The third talked with me during church youth group outings. Her brother, clearly a skeptic, played chess with me, and the piano, stunned me with unconventional ideas – "babies are blobs, not fully formed; I’ll talk to my kid when he’s eight or nine, not before, when he’s smart enough to think intelligently." I remember only 3 outings alone with her. We’d played out an imaginary drama on a playground fire escape; she – the queen above, me – the peon skeptic questioning her authority. I ran holding her hand once. And I listened to her play the piano at her parents’ home. I did far more things with her brother, played chess or went for drives. She was too young, just a high school senior.

And I had other assorted friends. With the car my mother had bought me I would visit others often, playing tennis with one young man, sitting between matches and talking.

It was then, during my days in paradise, that the Draft Board sent me a letter. I’d observed two demonstrations; one at the newspaper office, one at the campus. Happiness colored the atmosphere. Freedom to search for "truth", to question habits, rituals and authority, to express and feel, filled the air. My Mother had given me a "heinie" for the last time. I still kept my hair neat, though a bit longer than she liked.

I’d picked up a hitchhiking young woman who’d camped on the "oval" lawn in front of Main Hall. She was a one-person protest. Her enthusiastic spirit of the "no more war" variety was fascinating. She encouraged me to think about where to stand with regard to the Viet Nam War. I paid closer attention to a local radio talk show on which draft resisters were interviewed. And I talked to friends. Spirited search was invigorating and I was firmly grounded on the edge of adulthood, having just earned more freedom through my degree. I’d put in my time doing the things others told me to do. Now I was set to evaluate and decide how I fit into the scheme of things.

I went to our minister asking him to send a letter to the draft board explaining and defending my developing pacifist convictions. "Jesus was a peacemaker, would not have picked up a gun, gone to war." He refused to honor my request quoting "Render unto Caesar that which is Caesar’s and reminding me that Jesus drove the money changers from the temple with a whip." For an hour I respectfully challenged and disagreed with him.

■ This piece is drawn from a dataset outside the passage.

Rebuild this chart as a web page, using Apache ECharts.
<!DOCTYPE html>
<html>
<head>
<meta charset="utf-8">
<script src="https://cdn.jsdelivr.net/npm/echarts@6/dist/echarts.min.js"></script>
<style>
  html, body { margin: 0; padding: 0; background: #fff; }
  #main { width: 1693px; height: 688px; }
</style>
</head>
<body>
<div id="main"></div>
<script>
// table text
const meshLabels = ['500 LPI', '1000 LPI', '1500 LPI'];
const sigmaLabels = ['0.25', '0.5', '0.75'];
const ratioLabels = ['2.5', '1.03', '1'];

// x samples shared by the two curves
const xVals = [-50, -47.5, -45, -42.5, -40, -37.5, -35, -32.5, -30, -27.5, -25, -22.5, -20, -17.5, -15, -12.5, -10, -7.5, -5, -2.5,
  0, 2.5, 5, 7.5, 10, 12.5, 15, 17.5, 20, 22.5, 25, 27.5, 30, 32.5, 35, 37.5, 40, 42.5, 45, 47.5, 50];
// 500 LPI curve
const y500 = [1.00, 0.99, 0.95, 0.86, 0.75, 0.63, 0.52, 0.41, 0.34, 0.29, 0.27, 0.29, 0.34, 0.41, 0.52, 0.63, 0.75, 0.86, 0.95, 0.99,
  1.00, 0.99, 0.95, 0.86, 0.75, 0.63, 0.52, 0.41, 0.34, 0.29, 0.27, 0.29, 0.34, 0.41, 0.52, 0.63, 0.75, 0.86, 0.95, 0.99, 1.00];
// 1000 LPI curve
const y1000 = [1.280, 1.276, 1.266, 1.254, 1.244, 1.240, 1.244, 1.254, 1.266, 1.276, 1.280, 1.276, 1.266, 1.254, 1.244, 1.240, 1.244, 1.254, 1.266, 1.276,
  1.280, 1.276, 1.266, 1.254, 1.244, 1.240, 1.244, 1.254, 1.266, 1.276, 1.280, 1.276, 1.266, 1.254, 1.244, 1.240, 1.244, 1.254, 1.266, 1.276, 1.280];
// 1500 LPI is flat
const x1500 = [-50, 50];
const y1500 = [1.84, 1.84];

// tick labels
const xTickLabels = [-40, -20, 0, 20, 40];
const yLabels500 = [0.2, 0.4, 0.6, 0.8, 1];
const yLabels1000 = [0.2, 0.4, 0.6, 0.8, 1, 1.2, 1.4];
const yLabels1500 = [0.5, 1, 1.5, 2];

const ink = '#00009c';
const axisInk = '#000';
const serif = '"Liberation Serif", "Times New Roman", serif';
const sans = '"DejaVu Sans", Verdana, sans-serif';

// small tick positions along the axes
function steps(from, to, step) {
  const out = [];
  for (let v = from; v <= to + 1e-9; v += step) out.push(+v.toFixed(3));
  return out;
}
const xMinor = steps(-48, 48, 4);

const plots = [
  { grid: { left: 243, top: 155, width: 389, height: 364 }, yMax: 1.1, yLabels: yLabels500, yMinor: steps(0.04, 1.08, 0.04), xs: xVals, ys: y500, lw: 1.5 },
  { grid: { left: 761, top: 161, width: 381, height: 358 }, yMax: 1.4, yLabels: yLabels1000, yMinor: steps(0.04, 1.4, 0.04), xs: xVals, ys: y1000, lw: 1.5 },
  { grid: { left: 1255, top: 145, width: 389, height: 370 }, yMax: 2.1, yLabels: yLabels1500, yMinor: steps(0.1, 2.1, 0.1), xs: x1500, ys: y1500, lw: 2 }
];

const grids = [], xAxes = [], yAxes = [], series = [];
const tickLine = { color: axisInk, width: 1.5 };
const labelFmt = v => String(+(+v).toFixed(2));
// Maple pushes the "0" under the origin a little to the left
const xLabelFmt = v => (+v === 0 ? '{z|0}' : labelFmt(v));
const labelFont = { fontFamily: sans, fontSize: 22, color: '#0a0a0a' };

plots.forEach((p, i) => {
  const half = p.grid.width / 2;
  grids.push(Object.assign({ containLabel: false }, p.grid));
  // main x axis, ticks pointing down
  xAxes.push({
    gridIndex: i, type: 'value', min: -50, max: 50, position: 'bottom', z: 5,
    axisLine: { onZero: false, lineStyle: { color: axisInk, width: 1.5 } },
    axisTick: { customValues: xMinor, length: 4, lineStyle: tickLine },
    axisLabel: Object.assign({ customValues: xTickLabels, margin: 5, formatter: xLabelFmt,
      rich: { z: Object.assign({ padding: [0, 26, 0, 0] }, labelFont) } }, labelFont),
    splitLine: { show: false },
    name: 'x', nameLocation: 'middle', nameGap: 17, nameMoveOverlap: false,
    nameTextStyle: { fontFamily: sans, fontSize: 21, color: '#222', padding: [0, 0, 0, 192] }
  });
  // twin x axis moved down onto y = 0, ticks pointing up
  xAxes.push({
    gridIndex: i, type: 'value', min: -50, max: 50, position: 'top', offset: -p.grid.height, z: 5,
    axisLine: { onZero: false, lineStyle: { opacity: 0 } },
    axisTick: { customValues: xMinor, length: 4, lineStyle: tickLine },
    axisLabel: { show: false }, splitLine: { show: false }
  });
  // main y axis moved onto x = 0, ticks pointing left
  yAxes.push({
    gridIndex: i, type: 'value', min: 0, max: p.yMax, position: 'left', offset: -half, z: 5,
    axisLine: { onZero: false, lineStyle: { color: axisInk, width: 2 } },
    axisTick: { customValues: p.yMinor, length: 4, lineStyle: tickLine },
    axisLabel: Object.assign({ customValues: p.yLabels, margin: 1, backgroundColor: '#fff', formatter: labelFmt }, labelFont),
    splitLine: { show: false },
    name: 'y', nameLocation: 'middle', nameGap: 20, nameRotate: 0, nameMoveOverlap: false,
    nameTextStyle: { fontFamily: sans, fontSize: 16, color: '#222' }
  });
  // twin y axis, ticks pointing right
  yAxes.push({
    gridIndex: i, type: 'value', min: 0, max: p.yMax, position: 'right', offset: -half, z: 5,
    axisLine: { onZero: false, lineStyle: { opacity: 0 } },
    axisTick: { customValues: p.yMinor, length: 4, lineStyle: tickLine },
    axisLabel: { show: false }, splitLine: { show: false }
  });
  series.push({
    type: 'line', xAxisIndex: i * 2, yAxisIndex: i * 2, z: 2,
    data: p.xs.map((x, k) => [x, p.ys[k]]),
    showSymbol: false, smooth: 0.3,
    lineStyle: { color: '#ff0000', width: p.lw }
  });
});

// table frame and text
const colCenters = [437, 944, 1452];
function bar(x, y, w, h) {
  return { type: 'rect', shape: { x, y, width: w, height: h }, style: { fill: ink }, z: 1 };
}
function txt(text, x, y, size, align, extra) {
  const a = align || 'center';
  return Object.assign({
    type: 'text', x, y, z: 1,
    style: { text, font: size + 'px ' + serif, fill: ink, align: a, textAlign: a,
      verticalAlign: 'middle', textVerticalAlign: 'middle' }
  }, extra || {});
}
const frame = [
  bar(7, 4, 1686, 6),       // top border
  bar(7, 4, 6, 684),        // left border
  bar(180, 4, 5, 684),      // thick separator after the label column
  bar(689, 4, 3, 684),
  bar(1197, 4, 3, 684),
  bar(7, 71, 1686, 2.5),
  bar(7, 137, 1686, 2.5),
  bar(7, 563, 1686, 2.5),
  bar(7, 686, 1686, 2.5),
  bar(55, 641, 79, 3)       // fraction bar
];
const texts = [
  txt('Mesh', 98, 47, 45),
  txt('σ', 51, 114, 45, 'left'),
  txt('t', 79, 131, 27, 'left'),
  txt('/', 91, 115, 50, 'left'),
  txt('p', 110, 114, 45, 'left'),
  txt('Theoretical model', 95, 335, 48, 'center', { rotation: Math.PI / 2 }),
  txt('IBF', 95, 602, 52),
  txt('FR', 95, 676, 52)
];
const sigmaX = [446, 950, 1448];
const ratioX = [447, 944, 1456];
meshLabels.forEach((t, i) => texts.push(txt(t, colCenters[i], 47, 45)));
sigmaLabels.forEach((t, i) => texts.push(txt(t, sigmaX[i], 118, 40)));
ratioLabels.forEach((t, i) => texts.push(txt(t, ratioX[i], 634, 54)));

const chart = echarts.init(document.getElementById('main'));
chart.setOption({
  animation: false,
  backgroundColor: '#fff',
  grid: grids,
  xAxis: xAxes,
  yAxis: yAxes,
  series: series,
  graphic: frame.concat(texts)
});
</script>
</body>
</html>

It was I think the first time in my life that I’d had a strong opinion and shared my convictions. I felt a heady self-confidence despite his rejection as I met with the draft board; my friend was waiting outside on the tennis court. I spoke well in requesting my conscientious objector status. The Draft was, without a doubt - subjugation, having nothing to do with "freedom". Students just released from "the system" were being asked to resubmit for a dubious purpose. They questioned and I answered with conviction.